Orang dulu kala memilih perang karena begitu banyak ruang kosong dan jalan buntu. Tidak ada cara diplomasi elegan dan ilmiah yang bisa disiasati selain mengadu senjata.
Jubah perang juga harus dikenakan untuk membalas penindasan, walaupun konsekwensi dari perang adalah pembunuhan. Nyawa tidak seberharga sekarang. Merah darah adalah warna favorit pada masanya.
Orang-orang dulu gemar dengan senjata mungkin sebagai kompensasi dari sempitnya pilihan-pilihan hedonistik, seperti kurang piknik, tidak ada hiburan, tidak ada paket wisata, tak ada media sosial, tidak ada mobile legends atau mortal kombat.
Perang menjadi game, cabang olahraga, penyaluran energi, bahkan pertunjukan seni. Perang menjadi tamasya, menjadi media percakapan antar suku, menjadi pendakian jiwa menuju klimaks: selebrasi kemenangan, karena berhasil membunuh lebih banyak, dan tentu saja rampasan dan pampasan perang.
Untuk tidak menolak sejarah dogma, perang dapat dimungkinkan bagi membalas kezaliman dan pengusiran. Juga kaitannya dengan kolonialisme dan nasionalisme. Di lain waktu perang adalah misi suci di hadapan Tuhan. Perang melahirkan pahlawan.

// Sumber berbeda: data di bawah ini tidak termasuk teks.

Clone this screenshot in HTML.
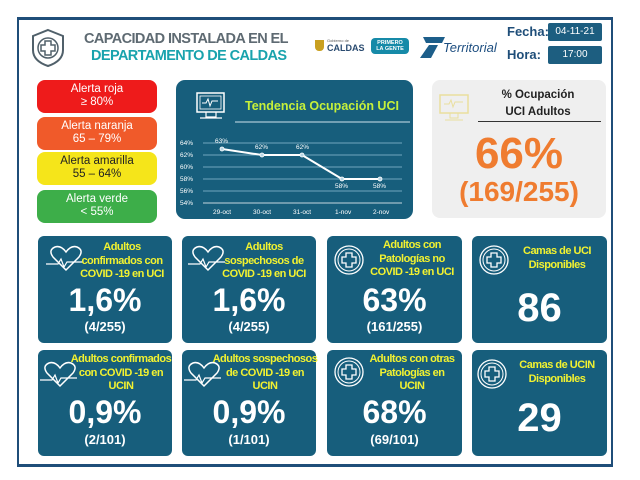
<!DOCTYPE html>
<html><head><meta charset="utf-8"><style>
*{margin:0;padding:0;box-sizing:border-box}
body{width:640px;height:480px;background:#fff;position:relative;font-family:"Liberation Sans",sans-serif;overflow:hidden}
.a{position:absolute}
.frame{left:17px;top:17px;width:596px;height:450px;border:2px solid #1f4e79;border-top-width:3px;border-bottom-width:3px}
.t1{left:84px;top:31px;font-size:14.5px;font-weight:bold;color:#5e6a72;letter-spacing:-0.6px}
.t2{left:91px;top:48px;font-size:14.5px;font-weight:bold;color:#19a3ad;letter-spacing:-0.6px}
.lbl{font-size:13px;font-weight:bold;color:#1f4e79}
.box{background:#1d5e80;color:#fff;font-size:10px;text-align:center;line-height:18px;border-radius:2px}
.al{left:37px;width:120px;height:33px;border-radius:8px;color:#fff;font-size:11.5px;text-align:center;line-height:13px;padding-top:3px}
.tile{background:#175e7c;border-radius:6px;color:#fff;text-align:center}
.tt{position:absolute;color:#f2f230;font-weight:bold;font-size:11px;line-height:13.5px;letter-spacing:-0.5px}
.big{position:absolute;left:0;width:100%;font-weight:bold;font-size:32px;line-height:36px}
.sm{position:absolute;left:0;width:100%;font-weight:bold;font-size:13px}
</style></head><body>
<div class="a frame"></div>
<svg class="a" style="left:30px;top:28px" width="36" height="40" viewBox="0 0 36 40"><path d="M18 2 L33 8 L33 22 Q33 33 18 38 Q3 33 3 22 L3 8 Z" fill="none" stroke="#50606a" stroke-width="2"/><circle cx="18" cy="20" r="10" fill="none" stroke="#50606a" stroke-width="1.5"/><path d="M15 13h6v4h4v6h-4v4h-6v-4h-4v-6h4z" fill="none" stroke="#50606a" stroke-width="1.5"/></svg>
<div class="a t1">CAPACIDAD INSTALADA EN EL</div>
<div class="a t2">DEPARTAMENTO DE CALDAS</div>
<div class="a" style="left:315px;top:40px;width:9px;height:11px;background:#c9a020;border-radius:0 0 4px 4px"></div>
<div class="a" style="left:327px;top:38px;font-size:4px;color:#555">Gobierno de</div>
<div class="a" style="left:327px;top:43px;font-size:9px;font-weight:bold;color:#2a4b70">CALDAS</div>
<div class="a" style="left:371px;top:38px;width:38px;height:16px;background:#168aa8;border-radius:4px;color:#fff;font-size:5.5px;font-weight:bold;text-align:center;line-height:6px;padding-top:2px">PRIMERO<br>LA GENTE</div>
<svg class="a" style="left:417px;top:35px" width="30" height="24"><path d="M6 2h22l-3 6H9z" fill="#1d5e8a"/><path d="M12 10h9l-7 13H3z" fill="#1d5e8a"/></svg>
<div class="a" style="left:443px;top:40px;font-size:13px;font-style:italic;color:#1d4e80">Territorial</div>
<div class="a lbl" style="left:507px;top:24px">Fecha:</div>
<div class="a lbl" style="left:507px;top:47px">Hora:</div>
<div class="a box" style="left:548px;top:23px;width:54px;height:18px">04-11-21</div>
<div class="a box" style="left:548px;top:46px;width:54px;height:18px">17:00</div>

<div class="a al" style="top:80px;background:#ee1b1b">Alerta roja<br>≥ 80%</div>
<div class="a al" style="top:117px;background:#f05a2a">Alerta naranja<br>65 – 79%</div>
<div class="a al" style="top:152px;background:#f5e51a;color:#222">Alerta amarilla<br>55 – 64%</div>
<div class="a al" style="top:190px;background:#3dae49">Alerta verde<br>&lt; 55%</div>

<svg class="a" style="left:176px;top:80px" width="237" height="139" viewBox="176 80 237 139">
<rect x="176" y="80" width="237" height="139" rx="9" fill="#175e7c"/>
<rect x="197" y="93" width="27" height="19" fill="none" stroke="#fff" stroke-width="1.5"/>
<rect x="200" y="96" width="21" height="13" fill="none" stroke="#fff" stroke-width="0.8"/>
<path d="M202 103h4l2-4 2 7 2-5h6" stroke="#fff" fill="none" stroke-width="1"/>
<path d="M206 112v5h10v-5M200 118h22" stroke="#fff" fill="none" stroke-width="1.2"/>
<text x="245" y="110" font-size="12.5" font-weight="bold" fill="#c6f03a" font-family="Liberation Sans">Tendencia Ocupación UCI</text>
<line x1="235" y1="122" x2="410" y2="122" stroke="#cfe3ec" stroke-width="1"/>
<g stroke="#8fc0d4" stroke-width="0.8"><line x1="203" y1="143" x2="402" y2="143"/><line x1="203" y1="155" x2="402" y2="155"/><line x1="203" y1="167" x2="402" y2="167"/><line x1="203" y1="179" x2="402" y2="179"/><line x1="203" y1="191" x2="402" y2="191"/></g>
<line x1="203" y1="203" x2="402" y2="203" stroke="#fff" stroke-width="0.8"/>
<g font-size="6.5" fill="#fff" font-family="Liberation Sans"><text x="180" y="145">64%</text><text x="180" y="157">62%</text><text x="180" y="169">60%</text><text x="180" y="181">58%</text><text x="180" y="193">56%</text><text x="180" y="205">54%</text>
<text x="213" y="214">29-oct</text><text x="253" y="214">30-oct</text><text x="293" y="214">31-oct</text><text x="335" y="214">1-nov</text><text x="373" y="214">2-nov</text>
<text x="215" y="143">63%</text><text x="255" y="149">62%</text><text x="296" y="149">62%</text><text x="335" y="188">58%</text><text x="373" y="188">58%</text></g>
<polyline points="222,149 262,155 302,155 342,179 380,179" fill="none" stroke="#fff" stroke-width="2"/>
<g fill="#b8d6e4" stroke="#fff" stroke-width="0.8"><circle cx="222" cy="149" r="2"/><circle cx="262" cy="155" r="2"/><circle cx="302" cy="155" r="2"/><circle cx="342" cy="179" r="2"/><circle cx="380" cy="179" r="2"/></g>
</svg>

<div class="a" style="left:432px;top:80px;width:174px;height:138px;background:#efefef;border-radius:8px"></div>
<svg class="a" style="left:438px;top:93px" width="34" height="30"><rect x="2" y="2" width="28" height="18" fill="none" stroke="#eadf9e" stroke-width="1.5"/><path d="M6 11h5l2-4 2 7 2-5h8" stroke="#eadf9e" fill="none"/><path d="M12 20v5h8v-5M7 27h18" stroke="#eadf9e" fill="none"/></svg>
<div class="a" style="left:478px;top:87px;width:120px;text-align:center;font-size:11.5px;font-weight:bold;color:#222;line-height:17px">% Ocupación<br>UCI Adultos</div>
<div class="a" style="left:478px;top:121px;width:123px;height:1px;background:#333"></div>
<div class="a" style="left:432px;top:130px;width:174px;text-align:center;font-size:44px;font-weight:bold;color:#ef7c30;line-height:48px">66%</div>
<div class="a" style="left:432px;top:176px;width:174px;text-align:center;font-size:28px;font-weight:bold;color:#ef7c30;line-height:32px">(169/255)</div>

<!-- row 1 -->
<div class="a tile" style="left:38px;top:236px;width:134px;height:107px">
<svg class="a" style="left:8px;top:8px" width="40" height="30"><path d="M20 26 L7 13 Q2 6 9 3 Q15 1 20 8 Q25 1 31 3 Q38 6 33 13 Z" fill="none" stroke="#fff" stroke-width="1.5"/><path d="M0 20h12l3-5 3 8 3-5h16" fill="none" stroke="#fff" stroke-width="1.2"/></svg>
<div class="tt" style="left:34px;top:5px;width:100px">Adultos<br>confirmados con<br>COVID -19 en UCI</div>
<div class="big" style="top:46px">1,6%</div><div class="sm" style="top:83px">(4/255)</div></div>
<div class="a tile" style="left:182px;top:236px;width:134px;height:107px">
<svg class="a" style="left:6px;top:8px" width="40" height="30"><path d="M20 26 L7 13 Q2 6 9 3 Q15 1 20 8 Q25 1 31 3 Q38 6 33 13 Z" fill="none" stroke="#fff" stroke-width="1.5"/><path d="M0 20h12l3-5 3 8 3-5h16" fill="none" stroke="#fff" stroke-width="1.2"/></svg>
<div class="tt" style="left:32px;top:5px;width:100px">Adultos<br>sospechosos de<br>COVID -19 en UCI</div>
<div class="big" style="top:46px">1,6%</div><div class="sm" style="top:83px">(4/255)</div></div>
<div class="a tile" style="left:327px;top:236px;width:135px;height:107px">
<svg class="a" style="left:6px;top:8px" width="32" height="32"><circle cx="16" cy="16" r="14" fill="none" stroke="#fff" stroke-width="1.3"/><circle cx="16" cy="16" r="11" fill="none" stroke="#fff" stroke-width="1"/><path d="M13 9h6v4h4v6h-4v4h-6v-4h-4v-6h4z" fill="none" stroke="#fff" stroke-width="1.3"/></svg>
<div class="tt" style="left:35px;top:3px;width:100px">Adultos con<br>Patologías no<br>COVID -19 en UCI</div>
<div class="big" style="top:46px">63%</div><div class="sm" style="top:83px">(161/255)</div></div>
<div class="a tile" style="left:472px;top:236px;width:135px;height:107px">
<svg class="a" style="left:6px;top:8px" width="32" height="32"><circle cx="16" cy="16" r="14" fill="none" stroke="#fff" stroke-width="1.3"/><circle cx="16" cy="16" r="11" fill="none" stroke="#fff" stroke-width="1"/><path d="M13 9h6v4h4v6h-4v4h-6v-4h-4v-6h4z" fill="none" stroke="#fff" stroke-width="1.3"/></svg>
<div class="tt" style="left:35px;top:9px;width:100px">Camas de UCI<br>Disponibles</div>
<div class="big" style="top:50px;font-size:40px;line-height:44px">86</div></div>

<!-- row 2 -->
<div class="a tile" style="left:38px;top:350px;width:134px;height:106px">
<svg class="a" style="left:2px;top:10px" width="40" height="30"><path d="M20 26 L7 13 Q2 6 9 3 Q15 1 20 8 Q25 1 31 3 Q38 6 33 13 Z" fill="none" stroke="#fff" stroke-width="1.5"/><path d="M0 20h12l3-5 3 8 3-5h16" fill="none" stroke="#fff" stroke-width="1.2"/></svg>
<div class="tt" style="left:30px;top:3px;width:106px">Adultos confirmados<br>con COVID -19 en<br>UCIN</div>
<div class="big" style="top:44px">0,9%</div><div class="sm" style="top:82px">(2/101)</div></div>
<div class="a tile" style="left:182px;top:350px;width:134px;height:106px">
<svg class="a" style="left:2px;top:10px" width="40" height="30"><path d="M20 26 L7 13 Q2 6 9 3 Q15 1 20 8 Q25 1 31 3 Q38 6 33 13 Z" fill="none" stroke="#fff" stroke-width="1.5"/><path d="M0 20h12l3-5 3 8 3-5h16" fill="none" stroke="#fff" stroke-width="1.2"/></svg>
<div class="tt" style="left:30px;top:3px;width:106px">Adultos sospechosos<br>de COVID -19 en<br>UCIN</div>
<div class="big" style="top:44px">0,9%</div><div class="sm" style="top:82px">(1/101)</div></div>
<div class="a tile" style="left:327px;top:350px;width:135px;height:106px">
<svg class="a" style="left:6px;top:6px" width="32" height="32"><circle cx="16" cy="16" r="14" fill="none" stroke="#fff" stroke-width="1.3"/><circle cx="16" cy="16" r="11" fill="none" stroke="#fff" stroke-width="1"/><path d="M13 9h6v4h4v6h-4v4h-6v-4h-4v-6h4z" fill="none" stroke="#fff" stroke-width="1.3"/></svg>
<div class="tt" style="left:35px;top:3px;width:100px">Adultos con otras<br>Patologías en<br>UCIN</div>
<div class="big" style="top:44px">68%</div><div class="sm" style="top:82px">(69/101)</div></div>
<div class="a tile" style="left:472px;top:350px;width:135px;height:106px">
<svg class="a" style="left:4px;top:8px" width="32" height="32"><circle cx="16" cy="16" r="14" fill="none" stroke="#fff" stroke-width="1.3"/><circle cx="16" cy="16" r="11" fill="none" stroke="#fff" stroke-width="1"/><path d="M13 9h6v4h4v6h-4v4h-6v-4h-4v-6h4z" fill="none" stroke="#fff" stroke-width="1.3"/></svg>
<div class="tt" style="left:33px;top:9px;width:104px">Camas de UCIN<br>Disponibles</div>
<div class="big" style="top:46px;font-size:40px;line-height:44px">29</div></div>
</body></html>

Di luar itu, perang adalah nalar wajar pada zaman ketika ia menjadi megatren dunia sepanjang abad-abad kegelapan. Masa ketika senjata mengambil alih urusan otak dan akal budi.
Tapi anehnya orang-orang sekarang masih ada yang berperang. Perang dianggap sebagai shortcut sambil menutup jalan lain. Padahal kita tidak sedang terusir dari bumi, masih banyak tempat untuk meneruskan kehidupan.
Akar dari perang adalah kepemilikan dalam seluruh definisi serta pemaksaan ide. Dan tanpa sadar mereka sedang dimanfaatkan.
Di antara mereka telah membaca Agresionisme atau semisalnya, adalah teori filsafat yang menyatakan bahwa satu-satunya penyebab perang sesungguhnya adalah sifat agresif manusia.
Manusia mempertahankan sikap agresif dari bawah sadarnya, yang diturunkan oleh DNA moyang kita: Sapiens, spesies penakluk di semua belantara.